REQUIRED TASK: Copy out every line containing the word "that".

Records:
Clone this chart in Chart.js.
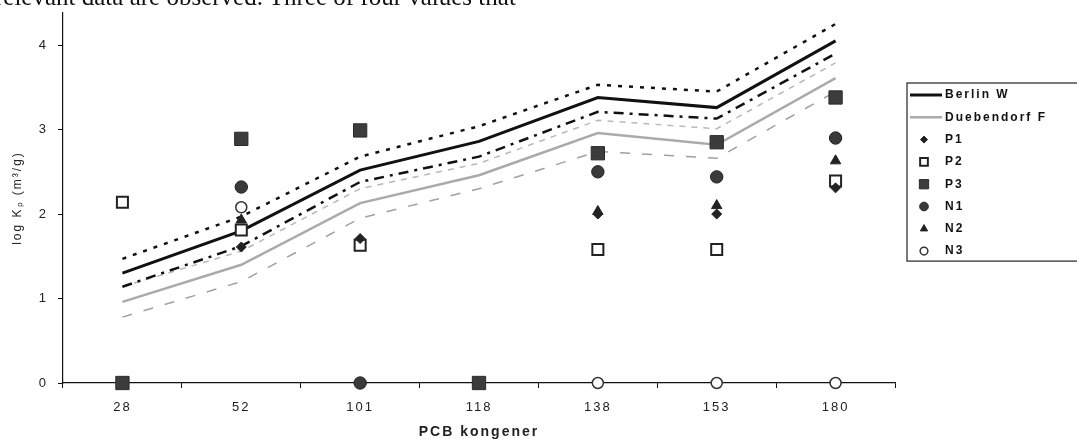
<!DOCTYPE html>
<html>
<head>
<meta charset="utf-8">
<script src="https://cdn.jsdelivr.net/npm/chart.js@4.4.1/dist/chart.umd.min.js"></script>
<style>
  html, body { margin: 0; padding: 0; background: #fff; overflow: hidden; }
  #wrap { position: relative; width: 1077px; height: 439px; }
  #caption { position: absolute; left: -5px; top: -16px; font: 25px 'Liberation Serif', serif; line-height: 25px; white-space: nowrap; color: #111; z-index: 2; }
  canvas { position: absolute; left: 0; top: 0; }
</style>
</head>
<body>
<div id="wrap">
  <div id="caption">relevant data are observed. Three of four values that</div>
  <canvas id="chart" width="1077" height="439"></canvas>
</div>
<script>
// PCB congeners on the x axis
const congeners = ['28', '52', '101', '118', '138', '153', '180'];

// model lines (log Kp) with their upper / lower bands
const berlinW      = [1.30, 1.80, 2.52, 2.86, 3.38, 3.26, 4.05];
const berlinUpper  = [1.47, 1.97, 2.68, 3.04, 3.53, 3.45, 4.25];
const berlinLower  = [1.14, 1.62, 2.38, 2.68, 3.21, 3.13, 3.90];
const duebendorfF  = [0.96, 1.40, 2.13, 2.46, 2.96, 2.82, 3.61];
const duebUpper    = [1.14, 1.56, 2.30, 2.60, 3.11, 3.01, 3.79];
const duebLower    = [0.78, 1.20, 1.95, 2.30, 2.74, 2.66, 3.45];

// measured values
const p1 = [null, 1.61, 1.71, null, 2.00, 2.00, 2.31];
const p2 = [2.14, 1.81, 1.63, null, 1.58, 1.58, 2.39];
const p3 = [0, 2.89, 2.99, 0, 2.72, 2.85, 3.38];
const n1 = [null, 2.32, 0, null, 2.50, 2.44, 2.90];
const n2 = [null, 1.93, null, null, 2.03, 2.10, 2.63];
const n3 = [null, 2.08, null, null, 0, 0, 0];

const yTicks = [0, 1, 2, 3, 4];
const legendNames = ['Berlin W', 'Duebendorf F', 'P1', 'P2', 'P3', 'N1', 'N2', 'N3'];

const font = 'Liberation Sans';

function lineSet(label, data, color, width, dash) {
    return {
        label: label, data: data, borderColor: color, borderWidth: width,
        borderDash: dash || [], pointRadius: 0, fill: false, tension: 0, order: 1
    };
}

function pointSet(label, data, style, radius, fill, border, bw) {
    return {
        label: label, data: data, showLine: false, pointStyle: style,
        pointRadius: radius, pointBackgroundColor: fill, pointBorderColor: border,
        pointBorderWidth: bw, clip: false, order: 0
    };
}

// the old figure has wide, spaced-out lettering
const wideText = {
    id: 'wideText',
    beforeUpdate(chart) { chart.ctx.letterSpacing = '2px'; },
    beforeDraw(chart) { chart.ctx.letterSpacing = '2px'; }
};

// boxed legend on the right, like the original figure
const boxLegend = {
    id: 'boxLegend',
    afterDraw(chart) {
        const ctx = chart.ctx;
        const area = chart.chartArea;
        const left = area.right + 12;
        const top = area.top + 70;
        const rowH = 22.3;
        ctx.save();
        ctx.strokeStyle = '#222';
        ctx.lineWidth = 1.2;
        ctx.strokeRect(left, top, 220, 12 + (legendNames.length - 1) * rowH + 10);
        ctx.font = 'bold 12px "' + font + '"';
        ctx.letterSpacing = '2px';
        ctx.textBaseline = 'middle';
        chart.data.datasets.forEach(ds => {
            const i = legendNames.indexOf(ds.label);
            if (i < 0) return;
            const y = top + 12 + i * rowH;
            if (ds.showLine !== false) {
                ctx.strokeStyle = ds.borderColor;
                ctx.lineWidth = ds.borderWidth;
                ctx.setLineDash([]);
                ctx.beginPath();
                ctx.moveTo(left + 3, y);
                ctx.lineTo(left + 35, y);
                ctx.stroke();
            } else {
                ctx.fillStyle = ds.pointBackgroundColor;
                ctx.strokeStyle = ds.pointBorderColor;
                ctx.lineWidth = ds.pointBorderWidth;
                Chart.helpers.drawPoint(ctx, {
                    pointStyle: ds.pointStyle, rotation: 0,
                    radius: ds.pointRadius * 0.7, borderWidth: ds.pointBorderWidth
                }, left + 17, y);
            }
            ctx.fillStyle = '#111';
            ctx.fillText(ds.label, left + 38, y);
        });
        ctx.restore();
    }
};

new Chart(document.getElementById('chart'), {
    type: 'line',
    data: {
        labels: congeners,
        datasets: [
            pointSet('P1', p1, 'rectRot', 5, '#222', '#222', 1),
            pointSet('P2', p2, 'rect', 7.8, '#fff', '#222', 2),
            pointSet('P3', p3, 'rect', 9.4, '#3c3c3c', '#2a2a2a', 1),
            pointSet('N1', n1, 'circle', 6.2, '#3a3a3a', '#222', 1),
            pointSet('N2', n2, 'triangle', 6, '#222', '#222', 1),
            pointSet('N3', n3, 'circle', 5.5, '#fff', '#333', 1.5),
            lineSet('Berlin W', berlinW, '#111', 3),
            lineSet('Berlin W upper', berlinUpper, '#111', 2.5, [4, 7]),
            lineSet('Berlin W lower', berlinLower, '#111', 2.5, [10, 6, 3, 6]),
            lineSet('Duebendorf F', duebendorfF, '#aaaaaa', 2.5),
            lineSet('Duebendorf F upper', duebUpper, '#b8b8b8', 1.5, [6, 6]),
            lineSet('Duebendorf F lower', duebLower, '#a0a0a0', 1.5, [10, 12])
        ]
    },
    options: {
        responsive: false,
        animation: false,
        layout: { padding: { left: 6, top: 13, right: 182, bottom: 0 } },
        plugins: { legend: { display: false }, tooltip: { enabled: false } },
        scales: {
            x: {
                offset: true,
                afterFit: scale => { scale.height = 56; },
                grid: { offset: true, drawOnChartArea: false, tickLength: 5, color: '#111' },
                border: { color: '#111', width: 1.2 },
                ticks: { color: '#222', padding: 12, font: { family: font, size: 13 } },
                title: {
                    display: true, text: 'PCB kongener', color: '#222',
                    font: { family: font, size: 14, weight: 'bold', lineHeight: 1 },
                    padding: { top: 9, bottom: 0 }
                }
            },
            y: {
                min: 0,
                max: 4.38,
                afterBuildTicks: scale => { scale.ticks = yTicks.map(v => ({ value: v })); },
                afterFit: scale => { scale.width = 57; scale.paddingTop = 0; scale.paddingBottom = 0; },
                grid: { drawOnChartArea: false, tickLength: 5, color: '#111' },
                border: { color: '#111', width: 1.2 },
                ticks: { color: '#222', padding: 10, font: { family: font, size: 13 } },
                title: {
                    display: true, text: 'log Kₚ (m³/g)', color: '#222',
                    font: { family: font, size: 12 }, padding: { top: 4, bottom: 14 }
                }
            }
        }
    },
    plugins: [wideText, boxLegend]
});
</script>
</body>
</html>
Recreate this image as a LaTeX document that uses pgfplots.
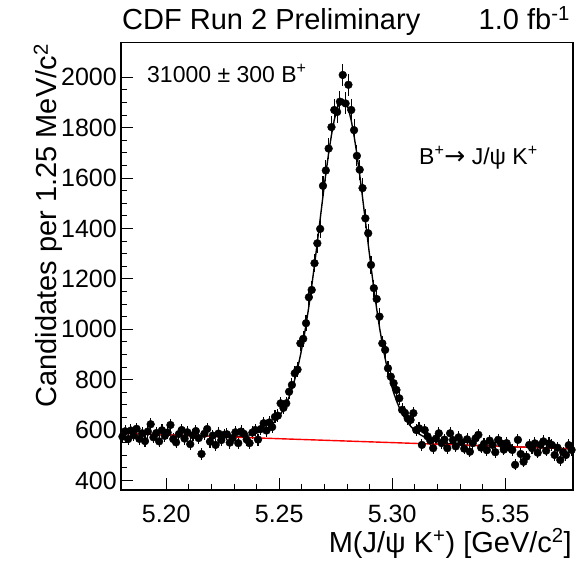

ANSWER TO THE PROBLEM:
  <div id="caption">relevant data are observed. Three of four values that</div>
Recreate this image as a LaTeX document that uses pgfplots.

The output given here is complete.